Protecting Your Brand


A trade mark is the legal definition of a brand and it is a sign which can distinguish your goods and services from those of your competitors. They can consist of words, logos or a combination of both. Most businesses, new and established,  are aware that their trademarks, whether in the form of a logo, a company name, or an internet domain name, are central to the identity of their business, however, many entrepreneurs overlook the importance of protecting them.


Requirements for a registered trade mark

Trade marks must be distinctive for the goods and services that you provide, i.e. they must be recognisable as different from other brands.

A trade mark may not be registered if:

  • It is a descriptive word or item
  • It indicates geographical origin, quality, purpose, or quantity
  • It is not considered distinctive
  • It has become customary in you line of trade
  • It is a 3D shape
  • It is a specially protected emblem
  • It is offensive
  • It is deceptive
  • It is against the law

Registering a business name at Companies House or registering an internet domain name will not provide you with trade mark protection as they are protected by different laws.  To benefit from trademark protection, it must be registered as a trade mark.


Benefits of registered trade marks

  • Helps protect your business identity
  • Provides proof of your legal rights
  • Protection extends across the UK
  • You can exploit (make money) from it if it is a product or service:
    • Can license it to others
    • May franchise it
    • May sell it



Registered trademarks must be renewed every 10 years to keep it in force.


How do I show that my trade mark is protected? 

You can use TM to show that something is being used as a trade mark, even if you have just applied for protection and it is not registered yet.

You can use the ® symbol to show that something is a registered trade mark. As an IP owner, you should always try to show that your IP is protected. Do not use ® on a mark that is not registered because it is a criminal offence in the UK.


Trade mark infringement

If you use an identical or similar trade mark for identical or similar goods and services to a registered trade mark – you may be infringing the registered mark if your use creates a likelihood of confusion on the part of the public.

If you think you have infringed someone’s trade mark, seek legal advice to find out the options available to you. It may be that simply ceasing trading under that mark will be sufficient for the trade mark owner.

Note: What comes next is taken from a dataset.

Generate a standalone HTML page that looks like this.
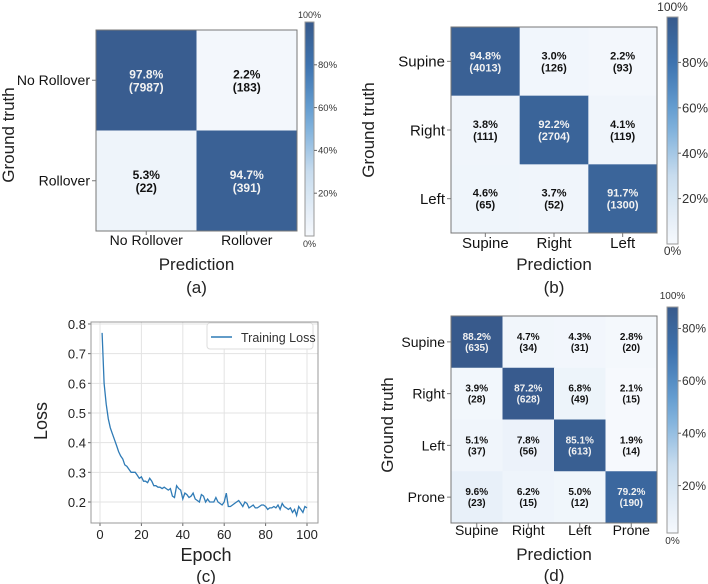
<!DOCTYPE html>
<html><head><meta charset="utf-8">
<style>
html,body{margin:0;padding:0;background:#fff;}
svg{display:block;font-family:"Liberation Sans",sans-serif;}
</style></head>
<body>
<svg id="fig" width="708" height="584" viewBox="0 0 708 584">
</svg>
<script>
// ---------- data ----------
const aLabels = ["No Rollover","Rollover"];
const aPct = [[97.8,2.2],[5.3,94.7]];
const aCnt = [[7987,183],[22,391]];
const bLabels = ["Supine","Right","Left"];
const bPct = [[94.8,3.0,2.2],[3.8,92.2,4.1],[4.6,3.7,91.7]];
const bCnt = [[4013,126,93],[111,2704,119],[65,52,1300]];
const dLabels = ["Supine","Right","Left","Prone"];
const dPct = [[88.2,4.7,4.3,2.8],[3.9,87.2,6.8,2.1],[5.1,7.8,85.1,1.9],[9.6,6.2,5.0,79.2]];
const dCnt = [[635,34,31,20],[28,628,49,15],[37,56,613,14],[23,15,12,190]];
const lossEpochs = [];
for (let i = 1; i <= 100; i++) lossEpochs.push(i);
const lossValues = [0.77,0.60,0.53,0.48,0.45,0.43,0.41,0.39,0.37,0.355,0.345,0.325,0.32,0.31,0.30,0.30,0.30,0.29,0.28,0.285,
0.27,0.27,0.265,0.28,0.27,0.255,0.255,0.25,0.25,0.245,0.25,0.245,0.24,0.245,0.22,0.215,0.255,0.245,0.24,0.21,
0.23,0.225,0.215,0.22,0.23,0.21,0.205,0.20,0.225,0.22,0.20,0.21,0.20,0.20,0.20,0.215,0.20,0.195,0.19,0.20,
0.23,0.185,0.185,0.19,0.195,0.20,0.205,0.195,0.185,0.20,0.195,0.18,0.185,0.19,0.18,0.18,0.185,0.19,0.19,0.185,
0.175,0.18,0.18,0.185,0.18,0.19,0.175,0.195,0.185,0.18,0.175,0.18,0.165,0.175,0.155,0.185,0.175,0.165,0.185,0.18];
const lossXTicks = [0,20,40,60,80,100];
const lossYTicks = [0.2,0.3,0.4,0.5,0.6,0.7,0.8];
const cbTicks = [0,20,40,60,80,100];

// ---------- helpers ----------
const NS = "http://www.w3.org/2000/svg";
const svg = document.getElementById('fig');
function el(tag, attrs, parent, text){
  const e = document.createElementNS(NS, tag);
  for (const k in attrs) e.setAttribute(k, attrs[k]);
  if (text !== undefined) e.textContent = text;
  (parent || svg).appendChild(e);
  return e;
}
const stops = [[0,[246,249,253]],[0.3,[200,220,238]],[0.55,[111,168,216]],[0.78,[63,118,178]],[1,[56,90,140]]];
function cmap(t){
  t = Math.max(0, Math.min(1, t));
  for (let i = 1; i < stops.length; i++){
    if (t <= stops[i][0]){
      const a = stops[i-1], b = stops[i];
      const f = (t - a[0]) / (b[0] - a[0]);
      const c = a[1].map((v, j) => Math.round(v + (b[1][j] - v) * f));
      return `rgb(${c[0]},${c[1]},${c[2]})`;
    }
  }
  return 'rgb(56,90,140)';
}

function confusion(cfg){
  const g = el('g', {});
  
  
  const n = cfg.labels.length;
  const cw = (cfg.x1 - cfg.x0) / n, ch = (cfg.y1 - cfg.y0) / n;
  const xs = i => cfg.x0 + cw * i, ys = i => cfg.y0 + ch * i;
  for (let r = 0; r < n; r++){
    for (let c = 0; c < n; c++){
      const v = cfg.pct[r][c];
      const t = (v - cfg.vmin) / (cfg.vmax - cfg.vmin);
      const rect = el('rect', {x: xs(c), y: ys(r), width: cw + 0.5, height: ch + 0.5, fill: cmap(t)}, g);
      
      
      const col = t > 0.5 ? '#f2f2f2' : '#111';
      const cx = xs(c) + cw / 2, cy = ys(r) + ch / 2;
      const t1 = el('text', {x: cx, y: cy - 2, 'text-anchor': 'middle', 'font-size': cfg.cellFs, 'font-weight': 'bold', fill: col}, g, v.toFixed(1) + '%');
      
      
      const t2 = el('text', {x: cx, y: cy + cfg.cellFs - 1, 'text-anchor': 'middle', 'font-size': cfg.cellFs, 'font-weight': 'bold', fill: col}, g, '(' + cfg.cnt[r][c] + ')');
      
      
    }
  }
  el('rect', {x: cfg.x0, y: cfg.y0, width: cfg.x1 - cfg.x0, height: cfg.y1 - cfg.y0, fill: 'none', stroke: '#777', 'stroke-width': 1}, g);
  for (let i = 0; i < n; i++){
    const yt = el('text', {x: cfg.x0 - 6, y: ys(i) + ch / 2 + cfg.tickFs * 0.35, 'text-anchor': 'end', 'font-size': cfg.tickFs, fill: '#111'}, g, cfg.labels[i]);
    
    
    el('line', {x1: cfg.x0 - 4, x2: cfg.x0, y1: ys(i) + ch / 2, y2: ys(i) + ch / 2, stroke: '#777'}, g);
    const xt = el('text', {x: xs(i) + cw / 2, y: cfg.y1 + cfg.xtOff, 'text-anchor': 'middle', 'font-size': cfg.tickFs, fill: '#111'}, g, cfg.labels[i]);
    
    
    el('line', {x1: xs(i) + cw / 2, x2: xs(i) + cw / 2, y1: cfg.y1, y2: cfg.y1 + 4, stroke: '#777'}, g);
  }
  const yl = el('text', {x: cfg.gtX, y: cfg.gtY, 'text-anchor': 'middle', 'font-size': cfg.axFs, fill: '#222', transform: `rotate(-90 ${cfg.gtX} ${cfg.gtY})`}, g, 'Ground truth');
  
  
  const xl = el('text', {x: (cfg.x0 + cfg.x1) / 2, y: cfg.predY, 'text-anchor': 'middle', 'font-size': cfg.axFs, fill: '#222'}, g, 'Prediction');
  
  
  const cap = el('text', {x: (cfg.x0 + cfg.x1) / 2, y: cfg.capY, 'text-anchor': 'middle', 'font-size': 17, fill: '#222'}, g, cfg.cap);
  
  
  // colorbar
  const cb = cfg.cb;
  const defs = el('defs', {}, g);
  const gid = 'grad-' + cfg.name;
  const grad = el('linearGradient', {id: gid, x1: 0, y1: 1, x2: 0, y2: 0}, defs);
  for (let k = 0; k <= 10; k++){
    const v = k / 10;
    const pv = cb.vmin + (cb.vmax - cb.vmin) * v;
    el('stop', {offset: v, 'stop-color': cmap((pv - cfg.vmin) / (cfg.vmax - cfg.vmin))}, grad);
  }
  const bar = el('rect', {x: cb.x, y: cb.y0, width: cb.w, height: cb.y1 - cb.y0, fill: `url(#${gid})`, stroke: '#999', 'stroke-width': 1}, g);
  
  
  const cy = v => cb.y1 - (v - cb.vmin) / (cb.vmax - cb.vmin) * (cb.y1 - cb.y0);
  for (const tv of cbTicks){
    let y, x, fs, anchor = 'start';
    if (tv === 0){ y = cb.y1 + 11; x = cb.x + cb.w / 2; fs = cb.endFs; anchor = 'middle'; }
    else if (tv === 100){ y = cb.topY; x = cb.x + cb.w / 2; fs = cb.endFs; anchor = 'middle'; }
    else {
      y = cy(tv) + cb.fs * 0.35; x = cb.x + cb.w + 4; fs = cb.fs;
      el('line', {x1: cb.x + cb.w, x2: cb.x + cb.w + 3, y1: cy(tv), y2: cy(tv), stroke: '#666'}, g);
    }
    const tl = el('text', {x: x, y: y, 'text-anchor': anchor, 'font-size': fs, fill: '#333'}, g, tv + '%');
    
    
  }
}

confusion({name: 'panel-a', labels: aLabels, pct: aPct, cnt: aCnt, x0: 96, x1: 297, y0: 30, y1: 231, vmin: 0, vmax: 100,
  cellFs: 12, tickFs: 14, xtOff: 14, axFs: 17, gtX: 14, gtY: 135, predY: 270, capY: 293, cap: '(a)',
  cb: {x: 305, w: 9, y0: 22, y1: 236, vmin: 0, vmax: 100, fs: 9.5, endFs: 9, topY: 18}});
confusion({name: 'panel-b', labels: bLabels, pct: bPct, cnt: bCnt, x0: 451, x1: 657, y0: 27, y1: 233, vmin: 0, vmax: 100,
  cellFs: 11, tickFs: 15, xtOff: 15, axFs: 17, gtX: 374, gtY: 130, predY: 270, capY: 293, cap: '(b)',
  cb: {x: 667, w: 11, y0: 17, y1: 244, vmin: 0, vmax: 100, fs: 13, endFs: 12, topY: 11}});
confusion({name: 'panel-d', labels: dLabels, pct: dPct, cnt: dCnt, x0: 451, x1: 657, y0: 316, y1: 523, vmin: 1.9, vmax: 88.2,
  cellFs: 10, tickFs: 14, xtOff: 12, axFs: 17, gtX: 393, gtY: 425, predY: 560, capY: 581, cap: '(d)',
  cb: {x: 667, w: 11, y0: 307, y1: 533, vmin: 1.9, vmax: 88.2, fs: 12, endFs: 10, topY: 299}});

// ---------- loss chart ----------
(function(){
  const g = el('g', {});
  
  
  const X0 = 91, X1 = 318, Y0 = 322, Y1 = 523;
  const sx = v => 100 + v * 2.07;
  const sy = v => 502 - (v - 0.2) * 296.7;
  el('rect', {x: X0, y: Y0, width: X1 - X0, height: Y1 - Y0, fill: '#fff'}, g);
  for (const t of lossXTicks){
    el('line', {x1: sx(t), x2: sx(t), y1: Y0, y2: Y1, stroke: '#e3e3e3'}, g);
    el('line', {x1: sx(t), x2: sx(t), y1: Y1, y2: Y1 + 3, stroke: '#666'}, g);
    const tl = el('text', {x: sx(t), y: Y1 + 16, 'text-anchor': 'middle', 'font-size': 13, fill: '#222'}, g, String(t));
    
    
  }
  for (const t of lossYTicks){
    el('line', {x1: X0, x2: X1, y1: sy(t), y2: sy(t), stroke: '#e3e3e3'}, g);
    el('line', {x1: X0 - 3, x2: X0, y1: sy(t), y2: sy(t), stroke: '#666'}, g);
    const tl = el('text', {x: X0 - 5, y: sy(t) + 5, 'text-anchor': 'end', 'font-size': 13, fill: '#222'}, g, t.toFixed(1));
    
    
  }
  el('rect', {x: X0, y: Y0, width: X1 - X0, height: Y1 - Y0, fill: 'none', stroke: '#999'}, g);
  const pts = lossEpochs.map((e, i) => sx(e).toFixed(1) + ',' + sy(lossValues[i]).toFixed(1)).join(' ');
  const line = el('polyline', {points: pts, fill: 'none', stroke: '#2f7bb6', 'stroke-width': 1.3}, g);
  
  
  const lg = el('g', {}, g);
  
  
  el('rect', {x: 207, y: 323, width: 106, height: 26, rx: 3, fill: '#fff', stroke: '#ddd'}, lg);
  el('line', {x1: 211, x2: 232, y1: 337, y2: 337, stroke: '#2f7bb6', 'stroke-width': 1.5}, lg);
  el('text', {x: 241, y: 342, 'font-size': 12.5, fill: '#333'}, lg, 'Training Loss');
  const yl = el('text', {x: 47, y: 421, 'text-anchor': 'middle', 'font-size': 18, fill: '#222', transform: 'rotate(-90 47 421)'}, g, 'Loss');
  
  
  const xl = el('text', {x: 206, y: 561, 'text-anchor': 'middle', 'font-size': 18, fill: '#222'}, g, 'Epoch');
  
  
  const cap = el('text', {x: 206, y: 582, 'text-anchor': 'middle', 'font-size': 17, fill: '#222'}, g, '(c)');
  
  
})();
</script>
</body></html>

How do I enforce my trade mark?

If someone uses a mark, which is identical or similar to your registered trademark, without permission, they may be infringing your rights and you may have a cause for action.

Even if you don’t register your trade mark, you may still be able to take action if someone uses your mark without your permission by bringing a legal action in passing off.

To succeed in a passing off action, you must prove that:

  1. The mark is yours
  2. You have built up a reputation in the mark and
  3. You have been harmed in some way by the other person’s use of the mark.

It can be very expensive and difficult to prove a passing off action. If you register your trade mark, it is easier to take legal action against those who infringe your trade mark, rather than rely on passing off.

You are responsible for enforcing your trademark. You may be able to resolve your dispute without taking any legal action, however, you should seek advice from a legal professional before entering into any disputes.


How do I apply? 

Trademarks can only be registered by the Intellectual Property Office (IPO). They have a straightforward application form available on their website and only four sections have to be completed- the other sections are optional.  Tip: discounts are available for online applications.



  1. Can I stop someone using a trade mark which is the same or similar to mine by registering my name with Companies House? No- Company law is different from trade mark law and so that person is within their right to use their trade mark if it is registered. Simply registering your name with Companies House does not afford you any trade mark protection. If you want to trade under that name and want trade mark protection, you will have to register your trademark before someone else does.